Japanese legal experts have said an antitrust case related to a local restaurant website could change how large internet platforms such as Google, Facebook and Amazon operate in the country, forcing them to reveal the inner workings of their secret algorithms.
Last month, a Tokyo court ruled in favour of Hanryumura, a Korean-style BBQ restaurant chain operator in an antitrust case brought against Kakaku.com, operator of Tabelog, Japan’s largest restaurant review platform.
Hanryumura successfully argued that Kakaku.com had altered the way user scores were tallied in ways that hurt sales at its restaurant outlets. While Kakaku.com has been ordered to pay Hanryumura ¥38.4mn ($284,000) in damages for “abuse of superior bargaining position”, the internet company has appealed against the decision.
Japanese legal experts said the outcome may have far-reaching implications, as the court requested Kakaku.com to disclose part of its algorithms.
While the restaurant group is constrained from publicly revealing what information was shown to it, the court’s request set a rare precedent. Big Tech groups have long argued that their algorithms should be considered trade secrets in all circumstances.
Courts and regulators across the world have begun to challenge that position, with many businesses having complained about the negative impact caused by even small changes to search and recommendations services.
“There hasn’t been a case in competition law anywhere else in the world where a court has requested a digital platform to disclose its algorithm,” said Kentaro Hirayama, a lawyer specialising in antitrust issues and formerly with Japan Fair Trade Commission, the country’s antitrust regulator.

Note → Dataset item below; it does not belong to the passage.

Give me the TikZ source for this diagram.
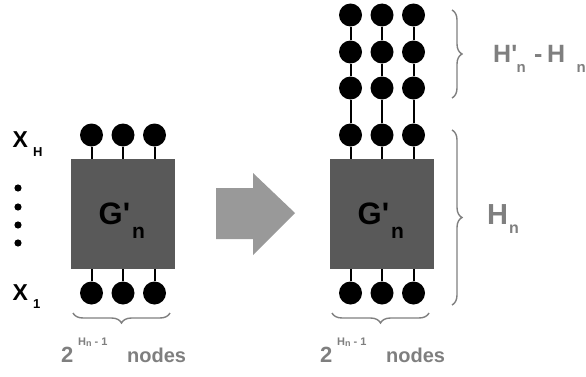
\documentclass[tikz,border=0pt]{standalone}
\usepackage{fontspec}
\setmainfont{Liberation Sans}[Ligatures=TeXOff]
\usetikzlibrary{decorations.pathreplacing}
\definecolor{blockgray}{HTML}{595959}
\definecolor{labelgray}{HTML}{7F7F7F}
\definecolor{arrowgray}{HTML}{999999}
\newcommand\fsz[1]{\fontsize{#1}{#1}\selectfont}
\newcommand\tick{\char"27}
\begin{document}
\begin{tikzpicture}[x=1pt,y=1pt,
  dot/.style={circle,fill=black,inner sep=0pt,minimum size=23pt},
  block/.style={fill=blockgray,minimum width=104pt,minimum height=110pt,inner sep=0pt},
  wire/.style={line width=2pt},
  lbl/.style={anchor=base west,inner sep=0pt,text=labelgray,font=\bfseries},
  blk/.style={anchor=base west,inner sep=0pt,text=black,font=\bfseries},
  brace/.style={draw=labelgray,line width=1.4pt,decorate,decoration={brace,amplitude=10pt}}
]
\useasboundingbox (0,0) rectangle (586,376);

% ---------- left: G'_n with its input and output nodes ----------
\node[block] (L) at (123,162) {};
\foreach \i/\x in {1/91.5,2/123,3/154.5}{
  \node[dot] (lt\i) at (\x,241) {};
  \node[dot] (lb\i) at (\x,83) {};
  \draw[wire] (lt\i) -- (lt\i |- L.north);
  \draw[wire] (lb\i) -- (lb\i |- L.south);
}
\node[blk] (lG) at (98.5,152) {\fsz{31}G\tick};
\node[blk] (ln) at (132,138) {\fsz{21}n};

% inputs X_1 ... X_H
\node[blk] (xH) at (12.5,229) {\fsz{23}X};
\node[blk] (xHs) at (33,220) {\fsz{13}H};
\node[blk] (x1) at (12.5,76) {\fsz{23}X};
\node[blk] (x1s) at (33,68) {\fsz{13}1};
\foreach \y [count=\k] in {188,169,151,133}
  \fill (18,\y) circle (3.6pt);

% width brace and count
\draw[brace] (170,63) -- (73,63);
\node[lbl] (l2) at (61,14) {\fsz{22}2};
\node[lbl] (lsup) at (78,31) {\fsz{11}H\raisebox{-1.5pt}{\fsz{9}n} - 1};
\node[lbl] (lnodes) at (127,14) {\fsz{20}nodes};

% ---------- transformation arrow ----------
\fill[arrowgray] (216,188) -- (253,188) -- (253,203) -- (295,163)
  -- (253,121) -- (253,137) -- (216,137) -- cycle;

% ---------- right: G'_n extended upwards ----------
\node[block] (R) at (382,162) {};
\foreach \i/\x in {1/350.5,2/382,3/413.5}{
  \node[dot] (rt\i) at (\x,241) {};
  \node[dot] (rb\i) at (\x,83) {};
  \node[dot] (ra\i) at (\x,288) {};
  \node[dot] (rc\i) at (\x,324) {};
  \node[dot] (rd\i) at (\x,361) {};
  \draw[wire] (rt\i) -- (rt\i |- R.north);
  \draw[wire] (rb\i) -- (rb\i |- R.south);
  \draw[wire] (rt\i) -- (ra\i) -- (rc\i) -- (rd\i);
}
\node[blk] (rG) at (357.5,152) {\fsz{31}G\tick};
\node[blk] (rn) at (391,138) {\fsz{21}n};

% height braces and labels
\draw[brace] (452,366) -- (452,278);
\draw[brace] (452,246) -- (452,71);
\node[lbl] (hp) at (493,314) {\fsz{25}H\tick};
\node[lbl] (hpn) at (516.5,304) {\fsz{15}n};
\node[lbl] (hm) at (534,314) {\fsz{25}-};
\node[lbl] (h2) at (547,314) {\fsz{25}H};
\node[lbl] (h2n) at (576.5,304) {\fsz{15}n};
\node[lbl] (hn) at (487,152) {\fsz{29}H};
\node[lbl] (hnn) at (509,143) {\fsz{16}n};

% width brace and count
\draw[brace] (429,63) -- (332,63);
\node[lbl] (r2) at (320,14) {\fsz{22}2};
\node[lbl] (rsup) at (337,31) {\fsz{11}H\raisebox{-1.5pt}{\fsz{9}n} - 1};
\node[lbl] (rnodes) at (386,14) {\fsz{20}nodes};
\end{tikzpicture}
\end{document}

“There is now a risk of any platform spending a few years in court and eventually being forced to explain its algorithm to the plaintiff,” he added.
Facebook’s Japanese business said it would not comment on a lawsuit involving other companies, while Google and Amazon declined to comment.
Hanryumura first sued Kakaku.com in 2020, claiming changes that Tabelog made to its algorithm on how user scores are tallied had significantly lowered the ratings of its outlets.
“It’s a pioneering antitrust case about algorithmic manipulation of giant tech platforms in the era of AI,” Katsumasa Minagawa, the attorney for Hanryumura, said after its court victory.
While platforms have provided some information on how their algorithm- based services work, Big Tech companies have generally argued against disclosure.
But that position is under increasing pressure. The EU’s “platform to business” regulation came into effect in 2020, which requires platforms to give businesses more information about how their ranking algorithms work.
A year later, Japan introduced the Act on Improving Transparency and Fairness of Digital Platforms, requiring internet platforms to communicate how algorithms work at a basic level. Five companies — Amazon Japan, Rakuten, Yahoo Japan, Apple and Google — are the targets of the law.
“The act is designed to lean on the anti-monopoly law for sanctioning violators,” said Daisuke Korenaga, professor of competition law at Tokyo Metropolitan University.
“But until now, there had been no precedent for digital platformers being sanctioned over their use of algorithms in Japan. The Tabelog case provides a reference point for punishments in case of violation,” he added.
Koya Uemura, partner at Hibiya Sogo Law Offices, said the Tabelog case “will undoubtedly” lead to more cases questioning the fairness of algorithms under the anti-monopoly law.
“I don’t think the Big Tech companies are seeing this as something that does not relate to them,” he said. “They are sure to be mulling over what risks they could potentially face.”